Professor Scott Fahlman, a computer scientist at Carnegie Mellon University, is said to have been the first to post an emoticon, back in 1982 on an online bulletin board. “I propose the following character sequence for joke markers: :-),” Fahlman wrote. “Read it sideways.”
The first emojis were created in the late 1990s by Shigetaka Kurita.
Eventually, Microsoft and AOL began intercepting emoticon character strings and translating them into emojis.
But of the more than 800 emojis released by the Unicode Consortium and found on keyboards, the only two resembling people of color are a man who looks vaguely Asian and another in a turban.
Emojis haven’t kept up with a youth culture that, for the most part, embraces cultural and racial integration. Celebrities have taken up the issue. Actress and singer/songwriter Miley Cyrus and actor Tahj Mowry have called for more diverse emojis.
And earlier this year, MTV blogger Joey Parker took issue about the lack of nonwhite emojis in most text-message apps used by Apple, Google and Microsoft, according to reports.
Katie Cotton, Apple’s vice president of corporate communication, responded: “We agree with you. Our emoji characters are based on the Unicode standard, which is necessary for them to be displayed properly across many platforms. There needs to be more diversity in the emoji character set, and we have been working closely with the Unicode Consortium in an effort to update the standard.”
Right place, right time
Parrott found herself positioned to take part in changing the Unicode Standard by becoming a member of the technical committee of the Unicode Consortium, a nonprofit organization of technology companies that sets standards for software and cellular products. The consortium, which is charged with the gate-keeping of emojis used in Internet and in texting, aims to create a single worldwide character encoding standard for all languages. There are almost 100,000 characters in the latest definition of Unicode.
In May, Parrott traveled to San Jose, Calif., for the Unicode Technical Committee’s quarterly meeting, at which she gave her pitch on emoji diversity and iDiversicons.
Apple’s committee representative got the director of Apple’s headquarters to meet with Parrott while she was at the San Jose meeting. In August, Parrott will attend the committee’s meeting in Redmond, Wash. Microsoft is the host.
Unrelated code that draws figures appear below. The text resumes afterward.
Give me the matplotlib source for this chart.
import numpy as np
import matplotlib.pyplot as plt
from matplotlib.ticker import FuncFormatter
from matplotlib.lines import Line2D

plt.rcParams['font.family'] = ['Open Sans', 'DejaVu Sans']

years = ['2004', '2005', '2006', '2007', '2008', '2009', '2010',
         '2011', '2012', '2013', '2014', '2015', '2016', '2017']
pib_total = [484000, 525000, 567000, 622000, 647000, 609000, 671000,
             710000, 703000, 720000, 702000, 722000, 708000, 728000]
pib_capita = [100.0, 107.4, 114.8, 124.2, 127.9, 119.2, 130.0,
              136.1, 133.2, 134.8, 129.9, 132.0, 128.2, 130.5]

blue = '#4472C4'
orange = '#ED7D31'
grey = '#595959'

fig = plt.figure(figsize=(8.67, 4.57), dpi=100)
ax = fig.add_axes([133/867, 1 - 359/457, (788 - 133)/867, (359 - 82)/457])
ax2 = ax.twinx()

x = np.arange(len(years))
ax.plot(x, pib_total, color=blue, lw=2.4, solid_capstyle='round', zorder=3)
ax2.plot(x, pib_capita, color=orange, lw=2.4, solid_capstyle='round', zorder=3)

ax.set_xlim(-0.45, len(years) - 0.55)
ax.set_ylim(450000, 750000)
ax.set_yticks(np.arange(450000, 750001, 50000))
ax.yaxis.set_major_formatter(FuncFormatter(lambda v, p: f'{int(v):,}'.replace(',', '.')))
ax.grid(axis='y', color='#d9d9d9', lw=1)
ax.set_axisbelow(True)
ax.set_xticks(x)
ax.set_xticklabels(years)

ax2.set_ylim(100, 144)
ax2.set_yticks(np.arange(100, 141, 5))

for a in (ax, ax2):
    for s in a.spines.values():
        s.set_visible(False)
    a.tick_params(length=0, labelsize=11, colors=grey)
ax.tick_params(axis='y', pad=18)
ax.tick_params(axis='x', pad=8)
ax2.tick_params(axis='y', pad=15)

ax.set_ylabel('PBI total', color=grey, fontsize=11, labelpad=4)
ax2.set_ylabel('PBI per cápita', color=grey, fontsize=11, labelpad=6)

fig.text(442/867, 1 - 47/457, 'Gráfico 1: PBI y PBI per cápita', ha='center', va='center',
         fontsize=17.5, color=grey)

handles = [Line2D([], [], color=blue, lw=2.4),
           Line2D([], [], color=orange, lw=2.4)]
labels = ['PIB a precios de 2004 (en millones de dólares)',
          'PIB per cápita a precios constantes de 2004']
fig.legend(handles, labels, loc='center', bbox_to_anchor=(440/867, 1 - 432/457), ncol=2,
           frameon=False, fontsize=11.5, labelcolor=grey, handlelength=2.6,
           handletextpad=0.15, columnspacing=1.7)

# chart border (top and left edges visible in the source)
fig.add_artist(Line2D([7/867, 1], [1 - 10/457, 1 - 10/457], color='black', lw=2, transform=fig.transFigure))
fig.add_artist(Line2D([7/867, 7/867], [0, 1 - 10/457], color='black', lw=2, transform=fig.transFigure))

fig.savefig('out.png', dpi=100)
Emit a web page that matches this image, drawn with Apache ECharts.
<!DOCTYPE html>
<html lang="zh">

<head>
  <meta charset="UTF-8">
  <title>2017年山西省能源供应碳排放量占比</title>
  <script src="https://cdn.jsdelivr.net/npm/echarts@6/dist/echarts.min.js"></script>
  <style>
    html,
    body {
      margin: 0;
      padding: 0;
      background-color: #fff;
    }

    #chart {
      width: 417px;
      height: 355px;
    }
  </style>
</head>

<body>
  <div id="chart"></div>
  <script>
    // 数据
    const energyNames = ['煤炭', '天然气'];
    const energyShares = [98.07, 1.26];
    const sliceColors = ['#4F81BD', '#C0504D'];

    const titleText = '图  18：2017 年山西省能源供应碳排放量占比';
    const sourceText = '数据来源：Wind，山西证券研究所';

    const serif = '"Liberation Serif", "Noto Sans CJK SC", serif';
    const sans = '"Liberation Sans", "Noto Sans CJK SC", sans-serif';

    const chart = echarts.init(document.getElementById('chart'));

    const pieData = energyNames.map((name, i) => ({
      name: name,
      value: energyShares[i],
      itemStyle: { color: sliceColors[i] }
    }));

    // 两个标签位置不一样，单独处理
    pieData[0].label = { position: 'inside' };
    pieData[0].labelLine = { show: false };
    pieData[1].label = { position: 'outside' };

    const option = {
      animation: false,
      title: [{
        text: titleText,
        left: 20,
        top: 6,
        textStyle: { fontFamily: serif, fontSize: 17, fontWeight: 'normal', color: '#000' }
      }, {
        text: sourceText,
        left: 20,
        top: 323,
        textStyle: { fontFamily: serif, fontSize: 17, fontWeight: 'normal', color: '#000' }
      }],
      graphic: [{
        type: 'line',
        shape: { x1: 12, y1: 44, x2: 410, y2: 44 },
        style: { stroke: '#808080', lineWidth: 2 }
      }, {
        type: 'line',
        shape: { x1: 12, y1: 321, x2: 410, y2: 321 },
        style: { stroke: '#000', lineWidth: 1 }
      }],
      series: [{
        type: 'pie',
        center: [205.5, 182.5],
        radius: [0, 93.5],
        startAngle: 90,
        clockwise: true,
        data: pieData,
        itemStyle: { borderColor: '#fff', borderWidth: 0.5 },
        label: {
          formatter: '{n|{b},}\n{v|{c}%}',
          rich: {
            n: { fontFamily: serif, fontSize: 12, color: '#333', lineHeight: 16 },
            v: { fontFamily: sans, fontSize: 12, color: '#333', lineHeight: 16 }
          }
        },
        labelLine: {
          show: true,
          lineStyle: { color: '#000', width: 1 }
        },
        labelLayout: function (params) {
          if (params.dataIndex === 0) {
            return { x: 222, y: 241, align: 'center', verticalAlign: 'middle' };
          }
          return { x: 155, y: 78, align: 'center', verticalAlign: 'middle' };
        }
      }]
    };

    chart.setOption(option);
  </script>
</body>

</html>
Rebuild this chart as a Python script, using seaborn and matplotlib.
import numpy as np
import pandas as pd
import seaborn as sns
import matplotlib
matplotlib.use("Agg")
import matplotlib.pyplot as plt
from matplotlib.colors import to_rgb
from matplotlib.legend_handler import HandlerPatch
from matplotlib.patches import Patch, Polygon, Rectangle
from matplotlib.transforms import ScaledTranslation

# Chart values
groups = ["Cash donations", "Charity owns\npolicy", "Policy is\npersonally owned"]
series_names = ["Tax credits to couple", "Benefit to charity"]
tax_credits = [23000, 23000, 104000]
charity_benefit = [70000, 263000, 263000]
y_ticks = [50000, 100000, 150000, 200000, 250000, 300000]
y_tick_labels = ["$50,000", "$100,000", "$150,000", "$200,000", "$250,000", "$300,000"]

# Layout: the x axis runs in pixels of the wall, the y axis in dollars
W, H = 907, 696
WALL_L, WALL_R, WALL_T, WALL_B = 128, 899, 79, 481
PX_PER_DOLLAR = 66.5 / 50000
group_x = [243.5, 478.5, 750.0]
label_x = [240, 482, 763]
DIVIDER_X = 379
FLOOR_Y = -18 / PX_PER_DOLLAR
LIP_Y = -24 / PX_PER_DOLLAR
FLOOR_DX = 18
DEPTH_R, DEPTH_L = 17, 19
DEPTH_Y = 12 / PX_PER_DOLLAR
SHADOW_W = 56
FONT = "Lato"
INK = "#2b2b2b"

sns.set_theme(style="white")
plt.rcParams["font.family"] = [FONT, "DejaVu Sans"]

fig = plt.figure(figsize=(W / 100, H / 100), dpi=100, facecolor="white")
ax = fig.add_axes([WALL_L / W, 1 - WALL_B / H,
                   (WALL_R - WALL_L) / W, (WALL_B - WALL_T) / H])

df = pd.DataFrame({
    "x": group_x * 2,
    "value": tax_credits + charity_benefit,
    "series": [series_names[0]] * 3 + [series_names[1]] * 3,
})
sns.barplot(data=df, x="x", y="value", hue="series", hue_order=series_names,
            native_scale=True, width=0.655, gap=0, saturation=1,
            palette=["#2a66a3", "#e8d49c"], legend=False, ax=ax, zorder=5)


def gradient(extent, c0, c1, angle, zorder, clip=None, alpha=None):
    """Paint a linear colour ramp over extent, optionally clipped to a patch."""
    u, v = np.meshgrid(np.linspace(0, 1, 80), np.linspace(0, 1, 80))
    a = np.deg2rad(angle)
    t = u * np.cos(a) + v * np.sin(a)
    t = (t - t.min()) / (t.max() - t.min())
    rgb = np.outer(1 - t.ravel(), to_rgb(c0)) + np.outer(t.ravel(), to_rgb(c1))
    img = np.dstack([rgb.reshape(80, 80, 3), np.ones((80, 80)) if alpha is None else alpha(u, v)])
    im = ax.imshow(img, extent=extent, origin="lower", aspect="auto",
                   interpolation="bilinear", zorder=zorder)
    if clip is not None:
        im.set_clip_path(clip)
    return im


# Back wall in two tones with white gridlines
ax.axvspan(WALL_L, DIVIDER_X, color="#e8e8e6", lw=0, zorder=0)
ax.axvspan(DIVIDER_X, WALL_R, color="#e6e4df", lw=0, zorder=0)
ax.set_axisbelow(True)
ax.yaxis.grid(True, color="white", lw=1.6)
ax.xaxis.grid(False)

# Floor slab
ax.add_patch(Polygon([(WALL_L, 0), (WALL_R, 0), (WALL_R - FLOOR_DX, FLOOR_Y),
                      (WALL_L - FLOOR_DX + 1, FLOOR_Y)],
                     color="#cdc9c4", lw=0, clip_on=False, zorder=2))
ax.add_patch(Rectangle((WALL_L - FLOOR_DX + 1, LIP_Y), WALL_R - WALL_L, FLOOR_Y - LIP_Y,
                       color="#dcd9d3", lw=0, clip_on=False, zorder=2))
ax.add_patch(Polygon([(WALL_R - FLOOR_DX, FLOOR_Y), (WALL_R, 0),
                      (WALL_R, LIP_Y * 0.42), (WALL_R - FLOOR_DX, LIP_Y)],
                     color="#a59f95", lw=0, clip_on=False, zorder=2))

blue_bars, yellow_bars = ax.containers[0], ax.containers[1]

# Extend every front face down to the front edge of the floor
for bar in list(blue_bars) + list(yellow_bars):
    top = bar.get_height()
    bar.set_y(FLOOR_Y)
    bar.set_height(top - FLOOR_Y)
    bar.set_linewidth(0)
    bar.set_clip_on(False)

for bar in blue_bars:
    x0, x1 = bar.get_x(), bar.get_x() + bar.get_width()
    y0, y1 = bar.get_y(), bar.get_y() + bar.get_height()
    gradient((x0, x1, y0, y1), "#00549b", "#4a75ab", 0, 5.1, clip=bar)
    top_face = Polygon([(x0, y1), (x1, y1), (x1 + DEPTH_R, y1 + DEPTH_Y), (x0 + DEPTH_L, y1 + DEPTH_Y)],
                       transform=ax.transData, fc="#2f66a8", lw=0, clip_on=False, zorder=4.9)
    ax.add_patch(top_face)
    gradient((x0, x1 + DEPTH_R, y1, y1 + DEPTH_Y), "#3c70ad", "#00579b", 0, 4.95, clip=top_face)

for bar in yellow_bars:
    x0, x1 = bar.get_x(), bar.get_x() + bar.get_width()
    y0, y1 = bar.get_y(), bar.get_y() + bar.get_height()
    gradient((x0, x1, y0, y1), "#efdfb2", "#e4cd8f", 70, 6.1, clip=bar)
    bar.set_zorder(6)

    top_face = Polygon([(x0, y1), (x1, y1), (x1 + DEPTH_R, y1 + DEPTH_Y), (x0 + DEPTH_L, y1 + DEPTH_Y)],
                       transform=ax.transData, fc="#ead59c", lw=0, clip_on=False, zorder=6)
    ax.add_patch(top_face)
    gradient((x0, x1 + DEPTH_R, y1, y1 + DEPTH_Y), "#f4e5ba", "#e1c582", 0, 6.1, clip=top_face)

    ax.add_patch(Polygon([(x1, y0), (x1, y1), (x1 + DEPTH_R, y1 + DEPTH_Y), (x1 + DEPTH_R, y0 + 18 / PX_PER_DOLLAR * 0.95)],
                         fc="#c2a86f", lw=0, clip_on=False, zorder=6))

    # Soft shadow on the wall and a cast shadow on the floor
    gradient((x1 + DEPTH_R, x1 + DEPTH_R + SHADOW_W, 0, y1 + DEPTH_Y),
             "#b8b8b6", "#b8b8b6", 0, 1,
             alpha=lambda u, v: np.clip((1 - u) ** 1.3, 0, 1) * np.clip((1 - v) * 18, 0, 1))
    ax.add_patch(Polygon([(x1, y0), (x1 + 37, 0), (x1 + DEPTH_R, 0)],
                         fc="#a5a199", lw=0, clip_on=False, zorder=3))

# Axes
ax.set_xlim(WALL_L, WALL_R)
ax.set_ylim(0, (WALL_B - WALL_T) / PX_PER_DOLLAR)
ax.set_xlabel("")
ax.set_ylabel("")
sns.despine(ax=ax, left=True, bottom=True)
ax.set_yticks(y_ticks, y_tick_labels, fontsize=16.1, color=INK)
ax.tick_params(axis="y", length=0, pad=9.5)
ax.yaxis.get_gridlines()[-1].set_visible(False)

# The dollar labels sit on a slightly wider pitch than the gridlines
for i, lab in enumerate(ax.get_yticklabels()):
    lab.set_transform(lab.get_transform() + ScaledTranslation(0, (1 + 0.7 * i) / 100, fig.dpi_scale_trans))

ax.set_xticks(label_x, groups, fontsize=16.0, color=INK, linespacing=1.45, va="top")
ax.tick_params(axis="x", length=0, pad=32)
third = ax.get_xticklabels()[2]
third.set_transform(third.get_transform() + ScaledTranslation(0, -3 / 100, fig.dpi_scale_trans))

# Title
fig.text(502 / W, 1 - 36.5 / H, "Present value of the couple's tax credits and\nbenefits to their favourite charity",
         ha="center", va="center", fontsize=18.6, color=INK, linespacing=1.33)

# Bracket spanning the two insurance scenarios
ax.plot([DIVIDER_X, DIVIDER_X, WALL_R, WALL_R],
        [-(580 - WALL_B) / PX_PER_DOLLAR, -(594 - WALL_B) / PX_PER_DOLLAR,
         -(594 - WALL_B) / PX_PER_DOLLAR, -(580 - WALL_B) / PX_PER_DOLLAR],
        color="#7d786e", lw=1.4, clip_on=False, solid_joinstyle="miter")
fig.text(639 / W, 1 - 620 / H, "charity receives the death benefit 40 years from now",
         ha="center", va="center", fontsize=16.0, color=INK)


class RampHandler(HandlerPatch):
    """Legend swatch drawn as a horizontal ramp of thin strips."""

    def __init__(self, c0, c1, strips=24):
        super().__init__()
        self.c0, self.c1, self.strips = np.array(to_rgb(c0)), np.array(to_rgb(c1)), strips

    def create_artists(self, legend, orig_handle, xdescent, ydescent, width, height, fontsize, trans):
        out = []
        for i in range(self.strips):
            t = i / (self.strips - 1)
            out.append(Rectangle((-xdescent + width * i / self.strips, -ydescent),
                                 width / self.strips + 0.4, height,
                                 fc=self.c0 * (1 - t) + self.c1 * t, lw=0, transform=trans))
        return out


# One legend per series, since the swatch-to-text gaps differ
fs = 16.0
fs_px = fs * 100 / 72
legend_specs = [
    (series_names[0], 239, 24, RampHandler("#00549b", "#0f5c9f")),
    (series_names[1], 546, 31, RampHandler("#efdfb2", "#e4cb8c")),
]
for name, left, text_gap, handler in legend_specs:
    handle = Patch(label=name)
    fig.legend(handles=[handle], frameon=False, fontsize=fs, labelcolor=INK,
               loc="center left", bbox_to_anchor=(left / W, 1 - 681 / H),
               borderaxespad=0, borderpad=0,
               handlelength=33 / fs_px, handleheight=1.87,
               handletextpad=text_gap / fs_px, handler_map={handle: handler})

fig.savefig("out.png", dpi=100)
Cub Club wants to add its diverse emojis to the next updated Unicode Standard and wants to work with the Unicode Consortium to update the standards with iDiversicons’ images. Cub Club already has hundreds of diverse emojis that fit the size, design and style, Parrott said.
Approval by the Unicode Consortium is vital to the iDiversicons app and would make it easier to use, Parrott said.
Cub Club would like Apple to license iDiversicons’ emojis, but there’s been no such agreement to date.
‘Sky’s the limit’
With just a little grass roots marketing, Cub Club has sold more than 500 iDiversicons apps for $1.99 each.
A licensing agreement with Apple would be a game-changer. Parrott used credit cards and a successful Kickstarter Campaign — raising $2,000 — to finance iDiversicons.
Cub Club continues to add to iDiversicons’ product line, to date offering 900 images. The company’s images also include mascots from local schools, fist bumps, sports images, flags, occupations and more.
The company recently added images of redheads and a hot dog based on consumer demand.
“We are very responsive,” Parrott said. “The sky is the limit.”